Michigan court rules against ACLU in "right to read" case
When students are failed by their school, who is legally responsible?
Is a basic education a constitutional right?
And if it is, can the courts enforce it?
These are the questions at the heart of this case, in which the ACLU of Michigan sued Highland Park schools and the state of Michigan, saying students were not taught basic literacy skills.
The Michigan Court of Appeals says the ACLU cannot sue the state and the school district on behalf of students – even if those students were “abysmally failed.”
90% of Highland Park students failed reading, math, social studies and science tests
Everybody agrees on this much, at least: the Highland Park school district did not ensure kids were able to read or do math at their grade level.
In fact, according to the court’s minority opinion, a majority of 4th graders tested below “proficient” on the Michigan Educational Assessment Program’s reading test. A full 87% of those 4th graders tested below “proficient” in math.
In high school, at least 90% of students failed the state’s reading, math, and writing tests. Every student failed the Social Studies and Science tests.
Many classrooms didn’t have heat, textbooks were rare, student records were basically nonexistent, and for a while a homeless man was able to live in the facilities without anyone noticing.

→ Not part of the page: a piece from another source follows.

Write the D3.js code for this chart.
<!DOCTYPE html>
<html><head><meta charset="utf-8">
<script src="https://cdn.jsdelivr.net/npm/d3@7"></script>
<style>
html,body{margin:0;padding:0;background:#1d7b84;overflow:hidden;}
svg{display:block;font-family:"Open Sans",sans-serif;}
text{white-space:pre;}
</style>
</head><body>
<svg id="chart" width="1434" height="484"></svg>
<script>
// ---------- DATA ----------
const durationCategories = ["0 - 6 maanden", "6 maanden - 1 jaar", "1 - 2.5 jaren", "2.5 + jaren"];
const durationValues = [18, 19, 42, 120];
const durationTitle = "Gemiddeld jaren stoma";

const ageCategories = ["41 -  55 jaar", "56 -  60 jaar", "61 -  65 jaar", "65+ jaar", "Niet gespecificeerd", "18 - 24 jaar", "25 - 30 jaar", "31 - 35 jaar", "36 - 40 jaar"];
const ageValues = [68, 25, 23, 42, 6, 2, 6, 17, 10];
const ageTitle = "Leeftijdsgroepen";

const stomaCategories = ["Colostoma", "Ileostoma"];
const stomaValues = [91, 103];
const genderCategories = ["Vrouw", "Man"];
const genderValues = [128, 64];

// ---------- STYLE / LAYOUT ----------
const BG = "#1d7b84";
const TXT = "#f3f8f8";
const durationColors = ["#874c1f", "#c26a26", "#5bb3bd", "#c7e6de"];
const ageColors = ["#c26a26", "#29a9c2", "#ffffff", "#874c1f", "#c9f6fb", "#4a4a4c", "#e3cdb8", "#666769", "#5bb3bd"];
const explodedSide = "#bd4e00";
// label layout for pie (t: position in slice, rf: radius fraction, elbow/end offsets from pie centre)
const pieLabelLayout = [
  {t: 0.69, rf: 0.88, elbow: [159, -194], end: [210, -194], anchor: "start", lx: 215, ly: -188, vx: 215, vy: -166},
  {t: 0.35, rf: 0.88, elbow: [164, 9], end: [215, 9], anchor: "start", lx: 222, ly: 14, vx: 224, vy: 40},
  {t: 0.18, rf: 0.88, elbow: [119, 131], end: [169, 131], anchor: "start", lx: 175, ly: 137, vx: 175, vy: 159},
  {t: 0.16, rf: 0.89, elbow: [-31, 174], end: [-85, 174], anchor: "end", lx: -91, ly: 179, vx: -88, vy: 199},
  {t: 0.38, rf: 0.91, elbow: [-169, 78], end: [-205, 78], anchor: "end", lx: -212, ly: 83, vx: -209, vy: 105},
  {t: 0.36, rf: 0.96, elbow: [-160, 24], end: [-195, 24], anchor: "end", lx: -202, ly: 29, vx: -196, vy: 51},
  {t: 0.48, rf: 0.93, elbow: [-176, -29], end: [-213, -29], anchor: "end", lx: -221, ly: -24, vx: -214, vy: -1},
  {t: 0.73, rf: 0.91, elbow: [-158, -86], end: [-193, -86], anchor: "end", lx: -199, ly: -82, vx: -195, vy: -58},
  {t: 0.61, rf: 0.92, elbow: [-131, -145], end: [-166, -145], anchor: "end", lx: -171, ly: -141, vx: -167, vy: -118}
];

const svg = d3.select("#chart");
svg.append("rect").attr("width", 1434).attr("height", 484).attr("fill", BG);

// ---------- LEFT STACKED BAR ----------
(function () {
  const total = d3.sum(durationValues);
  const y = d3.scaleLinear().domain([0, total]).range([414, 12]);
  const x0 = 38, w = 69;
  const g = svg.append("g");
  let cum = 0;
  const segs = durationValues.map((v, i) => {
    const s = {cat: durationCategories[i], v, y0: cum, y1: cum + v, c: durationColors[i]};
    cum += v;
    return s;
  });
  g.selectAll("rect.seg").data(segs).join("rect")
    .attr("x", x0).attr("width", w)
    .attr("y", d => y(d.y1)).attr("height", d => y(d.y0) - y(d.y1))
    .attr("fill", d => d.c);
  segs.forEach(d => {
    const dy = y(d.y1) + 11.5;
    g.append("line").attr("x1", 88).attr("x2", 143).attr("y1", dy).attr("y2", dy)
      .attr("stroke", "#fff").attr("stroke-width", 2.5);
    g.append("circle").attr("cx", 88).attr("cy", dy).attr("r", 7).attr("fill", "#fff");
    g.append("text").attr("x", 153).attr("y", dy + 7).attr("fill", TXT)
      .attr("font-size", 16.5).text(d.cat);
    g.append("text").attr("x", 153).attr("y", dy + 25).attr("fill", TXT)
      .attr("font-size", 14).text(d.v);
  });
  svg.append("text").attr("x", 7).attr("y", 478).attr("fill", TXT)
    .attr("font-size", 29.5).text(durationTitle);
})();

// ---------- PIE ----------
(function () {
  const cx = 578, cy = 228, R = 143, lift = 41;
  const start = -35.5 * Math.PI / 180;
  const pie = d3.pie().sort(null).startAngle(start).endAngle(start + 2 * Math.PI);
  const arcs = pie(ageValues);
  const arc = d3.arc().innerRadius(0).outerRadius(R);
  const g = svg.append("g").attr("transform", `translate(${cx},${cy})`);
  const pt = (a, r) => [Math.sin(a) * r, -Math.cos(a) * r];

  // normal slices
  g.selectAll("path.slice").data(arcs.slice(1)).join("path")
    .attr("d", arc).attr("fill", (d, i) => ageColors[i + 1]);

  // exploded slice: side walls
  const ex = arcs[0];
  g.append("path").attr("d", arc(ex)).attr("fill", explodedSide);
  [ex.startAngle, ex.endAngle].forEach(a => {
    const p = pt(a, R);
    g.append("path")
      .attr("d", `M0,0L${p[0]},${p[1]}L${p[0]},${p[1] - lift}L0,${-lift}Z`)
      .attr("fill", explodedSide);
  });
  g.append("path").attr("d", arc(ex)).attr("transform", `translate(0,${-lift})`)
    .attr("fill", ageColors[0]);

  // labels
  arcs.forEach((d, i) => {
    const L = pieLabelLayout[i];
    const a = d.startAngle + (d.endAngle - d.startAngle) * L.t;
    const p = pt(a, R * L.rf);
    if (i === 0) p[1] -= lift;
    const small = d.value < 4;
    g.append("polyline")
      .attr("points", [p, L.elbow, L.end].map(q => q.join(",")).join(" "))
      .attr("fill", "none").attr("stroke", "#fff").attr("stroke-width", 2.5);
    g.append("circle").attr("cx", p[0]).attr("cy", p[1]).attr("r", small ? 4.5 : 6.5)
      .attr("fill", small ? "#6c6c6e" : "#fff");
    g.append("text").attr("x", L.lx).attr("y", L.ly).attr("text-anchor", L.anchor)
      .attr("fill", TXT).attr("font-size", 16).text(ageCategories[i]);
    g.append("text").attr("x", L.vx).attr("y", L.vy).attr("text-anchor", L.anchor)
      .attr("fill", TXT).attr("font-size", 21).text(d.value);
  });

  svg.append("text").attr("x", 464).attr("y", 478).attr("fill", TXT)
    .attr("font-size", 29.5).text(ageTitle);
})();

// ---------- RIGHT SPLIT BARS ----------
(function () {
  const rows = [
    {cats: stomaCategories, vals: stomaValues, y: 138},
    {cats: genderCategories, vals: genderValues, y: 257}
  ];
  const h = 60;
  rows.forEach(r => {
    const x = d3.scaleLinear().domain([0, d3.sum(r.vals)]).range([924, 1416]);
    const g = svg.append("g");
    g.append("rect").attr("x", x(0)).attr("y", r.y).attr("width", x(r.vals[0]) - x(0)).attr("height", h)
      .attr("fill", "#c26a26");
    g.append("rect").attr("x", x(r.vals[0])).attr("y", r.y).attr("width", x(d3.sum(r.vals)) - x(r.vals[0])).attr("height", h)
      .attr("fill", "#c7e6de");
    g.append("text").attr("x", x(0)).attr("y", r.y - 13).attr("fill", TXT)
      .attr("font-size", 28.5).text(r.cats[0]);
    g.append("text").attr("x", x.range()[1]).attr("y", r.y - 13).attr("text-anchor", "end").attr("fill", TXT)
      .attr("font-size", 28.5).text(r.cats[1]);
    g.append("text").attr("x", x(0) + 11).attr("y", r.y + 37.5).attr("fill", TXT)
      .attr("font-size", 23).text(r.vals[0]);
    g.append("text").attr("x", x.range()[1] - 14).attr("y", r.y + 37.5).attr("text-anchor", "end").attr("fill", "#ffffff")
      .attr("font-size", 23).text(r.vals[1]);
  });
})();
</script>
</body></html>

So the ACLU sued the state and the district on behalf of eight Highland Park kids, claiming that students have a constitutional right to a quality education.
Two of the three judges on the Michigan Court of Appeals ruled against the students.

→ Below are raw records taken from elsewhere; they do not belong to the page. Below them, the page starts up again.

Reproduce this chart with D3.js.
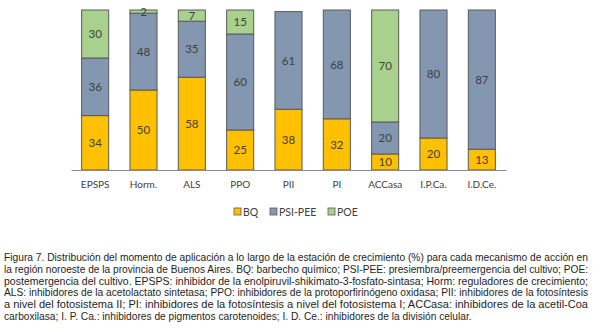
<!DOCTYPE html>
<html><head><meta charset="utf-8">
<script src="https://cdn.jsdelivr.net/npm/d3@7"></script>
<style>body{margin:0;background:#fff}svg{display:block}</style>
</head><body>
<svg id="c" width="600" height="332"></svg>
<script>
const categories = ["EPSPS","Horm.","ALS","PPO","PII","PI","ACCasa","I.P.Ca.","I.D.Ce."];
const seriesNames = ["BQ","PSI-PEE","POE"];
const BQ     = [34,50,58,25,38,32,10,20,13];
const PSIPEE = [36,48,35,60,61,68,20,80,87];
const POE    = [30, 2, 7,15, 0, 0,70, 0, 0];
const colors = ["#FFC000","#8497B0","#A9D18E"];
const captionLines = [
 "Figura 7. Distribución del momento de aplicación a lo largo de la estación de crecimiento (%) para cada mecanismo de acción en",
 "la región noroeste de la provincia de Buenos Aires. BQ: barbecho químico; PSI-PEE: presiembra/preemergencia del cultivo; POE:",
 "postemergencia del cultivo. EPSPS: inhibidor de la enolpiruvil-shikimato-3-fosfato-sintasa; Horm: reguladores de crecimiento;",
 "ALS: inhibidores de la acetolactato sintetasa; PPO: inhibidores de la protoporfirinógeno oxidasa; PII: inhibidores de la fotosíntesis",
 "a nivel del fotosistema II; PI: inhibidores de la fotosíntesis a nivel del fotosistema I; ACCasa: inhibidores de la acetil-Coa",
 "carboxilasa; I. P. Ca.: inhibidores de pigmentos carotenoides; I. D. Ce.: inhibidores de la división celular."
];

const data = categories.map((c,i)=>({cat:c, BQ:BQ[i], "PSI-PEE":PSIPEE[i], POE:POE[i]}));
const stack = d3.stack().keys(seriesNames)(data);

const svg = d3.select("#c");
const x = d3.scaleBand().domain(categories).range([71,506]).paddingInner(0.44).paddingOuter(0.22);
const y = d3.scaleLinear().domain([0,100]).range([170,10]);
const font = "Lato, 'Open Sans', sans-serif";

const g = svg.append("g");
stack.forEach((s,si)=>{
  g.selectAll(null).data(s.filter(d=>d[1]-d[0]>0)).enter().append("rect")
    .attr("x", d=>x(d.data.cat)).attr("width", x.bandwidth())
    .attr("y", d=>y(d[1])).attr("height", d=>y(d[0])-y(d[1]))
    .attr("fill", colors[si]).attr("stroke","#5a5a5a").attr("stroke-width",1);
});
stack.forEach((s,si)=>{
  g.selectAll(null).data(s.filter(d=>d[1]-d[0]>0)).enter().append("text")
    .attr("x", d=>x(d.data.cat)+x.bandwidth()/2)
    .attr("y", d=>(y(d[0])+y(d[1]))/2)
    .attr("dy","0.36em").attr("text-anchor","middle")
    .attr("font-family",font).attr("font-size",11.5).attr("fill","#404040")
    .text(d=>d[1]-d[0]);
});

// axis
const ax = svg.append("g").attr("transform","translate(0,170)")
  .call(d3.axisBottom(x).tickSize(0).tickPadding(11).tickSizeOuter(0));
ax.select(".domain").attr("stroke","#8a8a8a");
ax.selectAll("text").attr("font-family",font).attr("font-size",10).attr("fill","#404040");

// legend
const legX = [234,270,328];
const leg = svg.append("g");
seriesNames.forEach((n,i)=>{
  leg.append("rect").attr("x",legX[i]).attr("y",208).attr("width",7).attr("height",7)
    .attr("fill",colors[i]).attr("stroke","#5a5a5a").attr("stroke-width",0.8);
  leg.append("text").attr("x",legX[i]+9).attr("y",215.5).attr("font-family",font)
    .attr("font-size",10.5).attr("fill","#404040").text(n);
});

// caption
const cap = svg.append("g");
captionLines.forEach((t,i)=>{
  const tx = cap.append("text").attr("x",4).attr("y",261+i*11.8)
    .attr("font-family","'Liberation Sans', Arial, sans-serif").attr("font-size",10.2)
    .attr("fill","#1e1e1e").text(t);
  if(i<captionLines.length-1) tx.attr("textLength",584).attr("lengthAdjust","spacingAndGlyphs");
});
</script>
</body></html>
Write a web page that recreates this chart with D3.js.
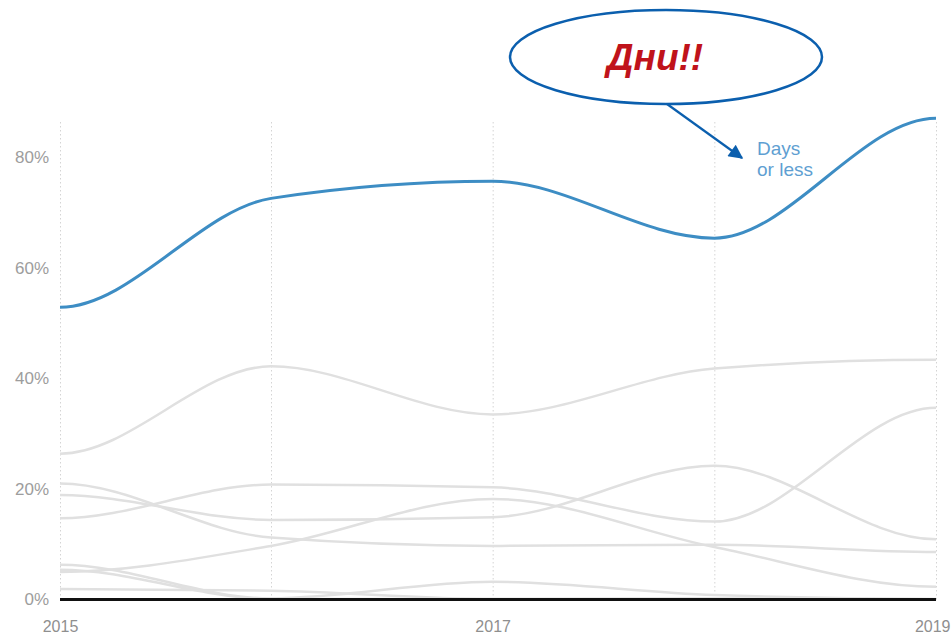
<!DOCTYPE html>
<html>
<head>
<meta charset="utf-8">
<script src="https://cdn.jsdelivr.net/npm/d3@7"></script>
<style>
  html, body { margin: 0; padding: 0; background: #fff; }
  svg { display: block; font-family: "Liberation Sans", Arial, sans-serif; }
</style>
</head>
<body>
<div id="chart"></div>
<script>
// Data
const years = [2015, 2016, 2017, 2018, 2019];
const yTicks = [0, 20, 40, 60, 80];
const xLabelYears = [2015, 2017, 2019];

// highlighted series (percent)
const daysOrLess = [52.9, 72.6, 75.7, 65.4, 87.1];

// other series, drawn in grey
const grey1 = [26.4, 42.2, 33.5, 41.8, 43.4];
const grey2 = [21.0, 11.2, 9.7, 9.9, 8.6];
const grey3 = [18.9, 14.4, 14.9, 24.2, 10.9];
const grey4 = [14.7, 20.8, 20.3, 14.1, 34.7];
const grey5 = [5.0, 9.7, 18.2, 9.5, 2.3];
const grey6 = [6.3, 0.2, 3.2, 0.8, 0.1];
const grey7 = [5.4, 0.1, 0.1, 0.2, 0.0];
const grey8 = [1.9, 1.6, 0.1, 0.1, 0.0];
const greySeries = [grey1, grey2, grey3, grey4, grey5, grey6, grey7, grey8];

const highlightLabel = ["Days", "or less"];
const calloutText = "Дни!!";

// Dimensions
const dimensions = { width: 951, height: 637, left: 60, right: 936, top: 122, bottom: 599.5 };

const svg = d3.select("#chart")
  .append("svg")
  .attr("width", dimensions.width)
  .attr("height", dimensions.height);

// Scales (first year sits a little closer to the next one)
const xScale = d3.scaleLinear().domain([2015, 2016, 2019]).range([dimensions.left, 271, dimensions.right]);
const yScale = d3.scaleLinear().domain([0, 80]).range([dimensions.bottom, 157.5]);

// monotone interior tangents, flat at both ends
function curveSmooth(context) {
  let pts;
  return {
    areaStart() {}, areaEnd() {},
    lineStart() { pts = []; },
    point(x, y) { pts.push([+x, +y]); },
    lineEnd() {
      const n = pts.length;
      const m = new Array(n).fill(0);
      for (let i = 1; i < n - 1; i++) {
        const h0 = pts[i][0] - pts[i - 1][0], h1 = pts[i + 1][0] - pts[i][0];
        const s0 = (pts[i][1] - pts[i - 1][1]) / h0, s1 = (pts[i + 1][1] - pts[i][1]) / h1;
        const p = (s0 * h1 + s1 * h0) / (h0 + h1);
        m[i] = (Math.sign(s0) + Math.sign(s1)) * Math.min(Math.abs(s0), Math.abs(s1), 0.5 * Math.abs(p)) || 0;
      }
      context.moveTo(pts[0][0], pts[0][1]);
      for (let i = 1; i < n; i++) {
        const dx = (pts[i][0] - pts[i - 1][0]) / 3;
        context.bezierCurveTo(
          pts[i - 1][0] + dx, pts[i - 1][1] + dx * m[i - 1],
          pts[i][0] - dx, pts[i][1] - dx * m[i],
          pts[i][0], pts[i][1]);
      }
    }
  };
}

const lineGenerator = d3.line()
  .x((d, i) => xScale(years[i]))
  .y((d) => yScale(d))
  .curve(curveSmooth);

// Grid (dotted verticals)
svg.append("g")
  .attr("transform", `translate(0, ${dimensions.bottom})`)
  .call(d3.axisBottom(xScale).tickValues(years).tickSize(-(dimensions.bottom - dimensions.top)).tickFormat(""))
  .call((g) => g.select(".domain").remove())
  .call((g) => g.selectAll("line").attr("stroke", "#d4d4d4").attr("stroke-dasharray", "1.5,2.5"));

// Y axis labels
svg.append("g")
  .attr("transform", `translate(${dimensions.left}, 0)`)
  .call(d3.axisLeft(yScale).tickValues(yTicks).tickSize(0).tickPadding(11).tickFormat((d) => `${d}%`))
  .call((g) => g.select(".domain").remove())
  .call((g) => g.selectAll("text")
    .attr("fill", "#9d9d9d")
    .style("font-size", "17px")
    .style("font-family", "'Liberation Sans', Arial, sans-serif"));

// X axis labels
svg.append("g")
  .attr("transform", `translate(0, ${dimensions.bottom})`)
  .call(d3.axisBottom(xScale).tickValues(xLabelYears).tickSize(0).tickPadding(21).tickFormat(d3.format("d")))
  .call((g) => g.select(".domain").remove())
  .call((g) => g.selectAll("text")
    .attr("fill", "#8f8f8f")
    .style("font-size", "16px")
    .style("font-family", "'Liberation Sans', Arial, sans-serif"))
  .call((g) => g.selectAll(".tick").filter((d) => d === 2019).select("text").attr("text-anchor", "end").attr("dx", 14));

// Grey lines
svg.append("g")
  .selectAll("path")
  .data(greySeries)
  .join("path")
  .attr("d", lineGenerator)
  .attr("fill", "none")
  .attr("stroke", "#e0e0e0")
  .attr("stroke-width", 2.5);

// Baseline
svg.append("line")
  .attr("x1", xScale(2015))
  .attr("x2", xScale(2019))
  .attr("y1", yScale(0))
  .attr("y2", yScale(0))
  .attr("stroke", "#111")
  .attr("stroke-width", 3);

// Highlighted line
svg.append("path")
  .datum(daysOrLess)
  .attr("d", lineGenerator)
  .attr("fill", "none")
  .attr("stroke", "#3d8dc4")
  .attr("stroke-width", 3);

svg.append("text")
  .attr("x", 757)
  .attr("y", 155)
  .attr("fill", "#5f9fd2")
  .style("font-size", "19px")
  .selectAll("tspan")
  .data(highlightLabel)
  .join("tspan")
  .attr("x", 757)
  .attr("dy", (d, i) => (i === 0 ? 0 : 21))
  .text((d) => d);

// Callout
const defs = svg.append("defs");
defs.append("marker")
  .attr("id", "arrow")
  .attr("viewBox", "0 0 10 10")
  .attr("refX", 9)
  .attr("refY", 5)
  .attr("markerWidth", 7.5)
  .attr("markerHeight", 6.5)
  .attr("markerUnits", "strokeWidth")
  .attr("orient", "auto")
  .append("path")
  .attr("d", "M0,0 L10,5 L0,10 Z")
  .attr("fill", "#0b5fae");

svg.append("line")
  .attr("x1", 667)
  .attr("y1", 104)
  .attr("x2", 742)
  .attr("y2", 158)
  .attr("stroke", "#0b5fae")
  .attr("stroke-width", 2.2)
  .attr("marker-end", "url(#arrow)");

svg.append("ellipse")
  .attr("cx", 666)
  .attr("cy", 57)
  .attr("rx", 156)
  .attr("ry", 47)
  .attr("fill", "#fff")
  .attr("stroke", "#0b5fae")
  .attr("stroke-width", 2.5);

svg.append("text")
  .attr("x", 655)
  .attr("y", 70)
  .attr("text-anchor", "middle")
  .attr("fill", "#c0131b")
  .style("font-size", "37px")
  .style("font-weight", "bold")
  .style("font-style", "italic")
  .text(calloutText);
</script>
</body>
</html>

Majority opinion: “There is no one-size-fits-all solution.”
Writing for the majority, Judge Kathleen Jansen says, “while there is little genuine controversy that the district defendants have abysmally failed their pupils, the mechanism to correct this failure is not through the court system…”
First off, Jansen looked at the claim that the state is constitutionally obligated to give kids a quality education.

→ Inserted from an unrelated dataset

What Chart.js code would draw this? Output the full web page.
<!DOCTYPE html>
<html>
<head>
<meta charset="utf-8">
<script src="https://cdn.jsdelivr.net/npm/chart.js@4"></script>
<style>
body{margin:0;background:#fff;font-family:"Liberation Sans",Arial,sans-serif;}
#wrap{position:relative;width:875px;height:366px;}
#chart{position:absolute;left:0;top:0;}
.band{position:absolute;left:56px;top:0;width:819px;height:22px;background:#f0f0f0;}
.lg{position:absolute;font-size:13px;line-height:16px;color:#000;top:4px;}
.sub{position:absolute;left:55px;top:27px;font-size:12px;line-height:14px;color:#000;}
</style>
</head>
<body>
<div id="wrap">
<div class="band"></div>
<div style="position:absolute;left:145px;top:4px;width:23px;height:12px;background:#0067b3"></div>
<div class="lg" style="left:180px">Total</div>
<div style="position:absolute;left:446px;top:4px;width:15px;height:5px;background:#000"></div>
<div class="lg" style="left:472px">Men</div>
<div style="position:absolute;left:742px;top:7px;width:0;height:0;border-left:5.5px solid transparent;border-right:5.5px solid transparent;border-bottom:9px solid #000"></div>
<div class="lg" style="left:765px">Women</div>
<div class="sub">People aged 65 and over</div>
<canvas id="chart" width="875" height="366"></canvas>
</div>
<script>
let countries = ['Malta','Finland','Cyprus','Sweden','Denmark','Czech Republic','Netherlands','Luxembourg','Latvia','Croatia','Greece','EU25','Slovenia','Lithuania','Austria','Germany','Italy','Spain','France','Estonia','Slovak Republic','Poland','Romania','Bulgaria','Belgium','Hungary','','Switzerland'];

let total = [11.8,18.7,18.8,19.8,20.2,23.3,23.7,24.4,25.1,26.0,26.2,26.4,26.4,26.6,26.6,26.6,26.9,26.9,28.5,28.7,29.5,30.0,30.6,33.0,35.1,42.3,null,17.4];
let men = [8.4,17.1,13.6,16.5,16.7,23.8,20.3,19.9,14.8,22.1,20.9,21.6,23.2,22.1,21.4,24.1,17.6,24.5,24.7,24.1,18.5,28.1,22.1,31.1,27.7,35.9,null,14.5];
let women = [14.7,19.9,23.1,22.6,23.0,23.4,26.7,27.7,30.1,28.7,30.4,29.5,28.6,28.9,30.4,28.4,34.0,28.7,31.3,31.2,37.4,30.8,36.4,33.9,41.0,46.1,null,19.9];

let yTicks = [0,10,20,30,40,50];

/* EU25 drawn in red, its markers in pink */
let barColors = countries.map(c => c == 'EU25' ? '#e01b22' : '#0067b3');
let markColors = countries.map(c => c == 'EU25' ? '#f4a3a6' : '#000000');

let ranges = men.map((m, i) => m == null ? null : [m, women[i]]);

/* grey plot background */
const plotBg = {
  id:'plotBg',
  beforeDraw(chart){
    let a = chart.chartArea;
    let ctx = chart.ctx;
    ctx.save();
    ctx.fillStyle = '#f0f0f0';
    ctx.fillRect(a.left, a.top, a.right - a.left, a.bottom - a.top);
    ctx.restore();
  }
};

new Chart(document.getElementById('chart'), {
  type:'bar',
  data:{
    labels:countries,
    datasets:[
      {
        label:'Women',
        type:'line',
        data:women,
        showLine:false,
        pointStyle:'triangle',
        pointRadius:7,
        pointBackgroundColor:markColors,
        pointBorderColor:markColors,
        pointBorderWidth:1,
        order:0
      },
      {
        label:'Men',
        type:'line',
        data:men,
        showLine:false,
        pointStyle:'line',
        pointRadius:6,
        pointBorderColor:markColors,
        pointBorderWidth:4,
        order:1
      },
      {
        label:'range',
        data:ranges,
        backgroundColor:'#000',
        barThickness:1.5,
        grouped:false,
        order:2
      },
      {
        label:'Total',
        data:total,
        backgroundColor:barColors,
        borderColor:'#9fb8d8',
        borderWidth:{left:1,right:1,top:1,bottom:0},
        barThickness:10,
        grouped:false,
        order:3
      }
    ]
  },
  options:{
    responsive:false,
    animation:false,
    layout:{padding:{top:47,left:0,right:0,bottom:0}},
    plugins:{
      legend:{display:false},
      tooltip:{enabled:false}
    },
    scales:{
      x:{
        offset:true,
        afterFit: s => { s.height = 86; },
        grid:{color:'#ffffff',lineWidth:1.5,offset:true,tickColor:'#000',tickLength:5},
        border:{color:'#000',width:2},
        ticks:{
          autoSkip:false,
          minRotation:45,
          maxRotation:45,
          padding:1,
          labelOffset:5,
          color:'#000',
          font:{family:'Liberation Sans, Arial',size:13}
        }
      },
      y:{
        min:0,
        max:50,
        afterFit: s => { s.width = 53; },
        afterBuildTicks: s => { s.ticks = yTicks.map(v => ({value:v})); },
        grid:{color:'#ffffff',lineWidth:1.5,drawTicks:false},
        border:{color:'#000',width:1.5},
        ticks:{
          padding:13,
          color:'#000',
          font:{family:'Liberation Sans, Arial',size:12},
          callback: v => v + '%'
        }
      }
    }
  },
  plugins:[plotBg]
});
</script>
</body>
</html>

While she finds that the executive branch is “encouraged” to provide an education, the constitution doesn’t make it mandatory.
That’s because the constitution gives the legislature, not the executive branch, the job of providing and financing free public schools.
So the state has a more supervisory, indirect role in a student’s education, and they’re fine so long as they’re providing schools with the necessary tools – which they are, the state argues, because other schools are doing just fine in the same system.
As for the district itself, Jansen says, there’s no law that expressly allows a student or their family to sue the district for failing to educate its students.
Without those parameters, the court would be overstepping its role if they told a district how, specifically, to do its jobs with regards to an individual student’s learning plan.
“Such a solution is not available through judicial intervention,” Jansen writes.
The dissent: “Education is the most important function of…government.”
In writing for the minority, Judge Shapiro says the U.S. Supreme Court found in Brown v Topeka Bd of Ed that “education is perhaps the most important function of state and local government.”
Therefore, he says his colleagues are essentially repealing portions of the state Constitution where it says the legislature and the local districts “shall” provide an education to students.
Shapiro says he agrees that the courts aren’t the right place to “fine-tune educational policy,” but that the courts are supposed to defend people – especially children – when the government isn’t complying with the constitutional duties.
“My colleagues offer kindly worded sympathy to the children whose future are in jeopardy through no fault of their own. But, the schoolchildren who brought this case are not requesting the Court’s sympathy. They are asking that we allow their case to be heard.”